Alguns doutrinadores fazem a colocação de que alguns pais pedirão esse tipo de guarda somente para ter uma redução no "quantum" da pensão alimentícia. Porém, esse não é nosso entendimento, pois mesmo que se tenha uma pensão menor, quando o filho estiver em sua companhia, o alimentante terá um custo para mantê-lo sob sua custódia.

6.3 Mudança de domicilio

Um outro grande ponto de questionamento dos pais que não detém a guarda é do direito que o guardião tem de mudar de domicílio, e, principalmente para qualquer parte do território nacional, como se vê na decisão datada do ano de 1998, pela 5ª Turma do STJ:

Desde que a mãe diga para aonde vai, pode ela fixar novo domicilio, levando os filhos, em qualquer parte do território nacional (....). (HC 7.670-BA, rel. Min. Edson Vidigal).33

Tendo em vista a grande extensão do nosso território, isso é uma verdadeira aberração jurídica, uma vez que contraria o interesse do menor. Imaginem o gasto que teria o não detentor da guarda que mora por exemplo em Vitória-ES para se deslocar para o Acre por exemplo.
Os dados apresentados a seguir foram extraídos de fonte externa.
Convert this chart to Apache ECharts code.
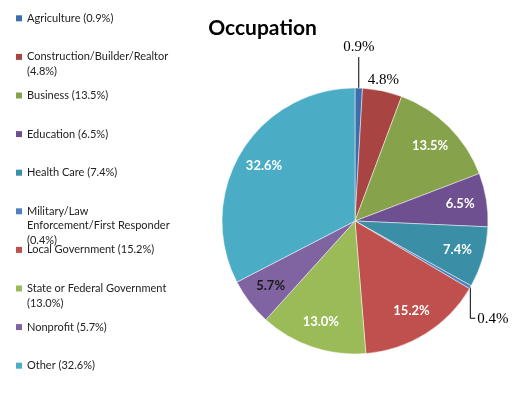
<!DOCTYPE html>
<html>
<head>
<meta charset="utf-8">
<script src="https://cdn.jsdelivr.net/npm/echarts@6/dist/echarts.min.js"></script>
<style>
html,body{margin:0;padding:0;background:#fff;}
#chart{width:525px;height:402px;}
</style>
</head>
<body>
<div id="chart"></div>
<script>
// ---- data ----
var categories = [
  'Agriculture',
  'Construction/Builder/Realtor',
  'Business',
  'Education',
  'Health Care',
  'Military/Law Enforcement/First Responder',
  'Local Government',
  'State or Federal Government',
  'Nonprofit',
  'Other'
];
var values = [0.9, 4.8, 13.5, 6.5, 7.4, 0.4, 15.2, 13.0, 5.7, 32.6];
var legendLabels = [
  'Agriculture (0.9%)',
  'Construction/Builder/Realtor\n(4.8%)',
  'Business (13.5%)',
  'Education (6.5%)',
  'Health Care (7.4%)',
  'Military/Law\nEnforcement/First Responder\n(0.4%)',
  'Local Government (15.2%)',
  'State or Federal Government\n(13.0%)',
  'Nonprofit (5.7%)',
  'Other (32.6%)'
];
var titleText = 'Occupation';

// ---- styles ----
var palette = ['#3C6EAE', '#A84442', '#86A34B', '#6E5090', '#3A8EA6',
               '#4F81BD', '#C0504D', '#9BBB59', '#8064A2', '#4BACC6'];
var CX = 355, CY = 221, R = 133;
var legendFirst = 18.3, legendStep = 38.6, lh = 14.5;

var chart = echarts.init(document.getElementById('chart'), null, {renderer: 'canvas'});

var legends = categories.map(function (name, i) {
  var lines = legendLabels[i].split('\n').length;
  var yc = legendFirst + i * legendStep;
  // leading blank lines keep the first text line level with the icon
  var shown = new Array(lines).join('\n') + legendLabels[i];
  return {
    show: true,
    left: 16,
    top: yc - (2 * lines - 1) * lh / 2,
    orient: 'vertical',
    padding: 0,
    itemWidth: 6,
    itemHeight: 6,
    itemGap: 0,
    icon: 'rect',
    selectedMode: false,
    data: [{name: name, itemStyle: {color: palette[i], borderWidth: 0}}],
    formatter: function () { return shown; },
    textStyle: {
      fontFamily: 'Lato',
      fontSize: 11,
      color: '#222',
      lineHeight: lh
    }
  };
});

var outerFont = {fontFamily: 'Liberation Serif', fontSize: 15, color: '#000'};

var mainData = categories.map(function (name, i) {
  var outside = values[i] < 5;
  return {
    name: name,
    value: values[i],
    label: {show: outside},
    labelLine: {show: outside}
  };
});

var innerData = categories.map(function (name, i) {
  var inside = values[i] >= 5;
  return {
    name: name,
    value: values[i],
    label: {show: inside, color: name === 'Nonprofit' ? '#1a1a1a' : '#ffffff'}
  };
});

var option = {
  backgroundColor: '#ffffff',
  animation: false,
  color: palette,
  title: {
    text: titleText,
    left: 'center',
    top: 13,
    textStyle: {fontFamily: 'Lato', fontWeight: 'bold', fontSize: 21, color: '#000'}
  },
  legend: legends,
  series: [
    {
      type: 'pie',
      center: [CX, CY],
      radius: [0, R],
      startAngle: 90,
      clockwise: true,
      avoidLabelOverlap: false,
      itemStyle: {borderColor: 'rgba(255,255,255,0.8)', borderWidth: 0.6},
      label: Object.assign({position: 'outside', formatter: function (p) { return p.value.toFixed(1) + '%'; }}, outerFont),
      labelLine: {length: 20, length2: 0, lineStyle: {color: '#000', width: 1}},
      labelLayout: function (p) {
        var pts = p.labelLinePoints;
        if (!pts) return {};
        var a = pts[0];
        var name = categories[p.dataIndex];
        if (name === 'Agriculture') {
          return {x: a[0], y: a[1] - 33, align: 'center', verticalAlign: 'bottom',
                  labelLinePoints: [a, [a[0], a[1] - 31]]};
        }
        if (name === 'Construction/Builder/Realtor') {
          return {x: a[0] + 1, y: a[1] - 3, align: 'center', verticalAlign: 'bottom',
                  labelLinePoints: [a, a]};
        }
        return {x: a[0] + 7, y: a[1] + 32, align: 'left', verticalAlign: 'middle',
                labelLinePoints: [a, [a[0], a[1] + 31], [a[0] + 5, a[1] + 31]]};
      },
      emphasis: {disabled: true},
      data: mainData
    },
    {
      type: 'pie',
      center: [CX, CY],
      radius: [74, R],
      startAngle: 90,
      clockwise: true,
      silent: true,
      avoidLabelOverlap: false,
      itemStyle: {color: 'rgba(0,0,0,0)', borderWidth: 0},
      label: {
        position: 'inside',
        rotate: 0,
        fontFamily: 'Lato',
        fontWeight: 'bold',
        fontSize: 13,
        formatter: function (p) { return p.value.toFixed(1) + '%'; }
      },
      labelLine: {show: false},
      emphasis: {disabled: true},
      data: innerData
    }
  ]
};

chart.setOption(option);
</script>
</body>
</html>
Com a opção da guarda compartilhada, tanto jurídica quanto jurídica e física, os guardiões serão ambos os cônjuges, não existindo mais esse privilégio, uma vez que para fazer isso um cônjuge terá que ter a permissão do outro, senão quebrará a igualdade de direitos e deveres que eles possuem.

6.4 Aspectos psicológicos

No atual estágio do direito de família, a questão da guarda de menores está sendo alvo de inúmeros debates. Dentre eles podemos destacar a guarda compartilhada.

Como se trata de um ramo do direito que lida diretamente com pessoas, e como sabemos que cada ser humano tem a sua singularidade, é necessário que junto com a analise jurídica esteja também uma analise de outros ramos de profissionais, como psicologia, psiquiatria e sociólogos, para que tenhamos uma menor possibilidade de cometermos equívocos.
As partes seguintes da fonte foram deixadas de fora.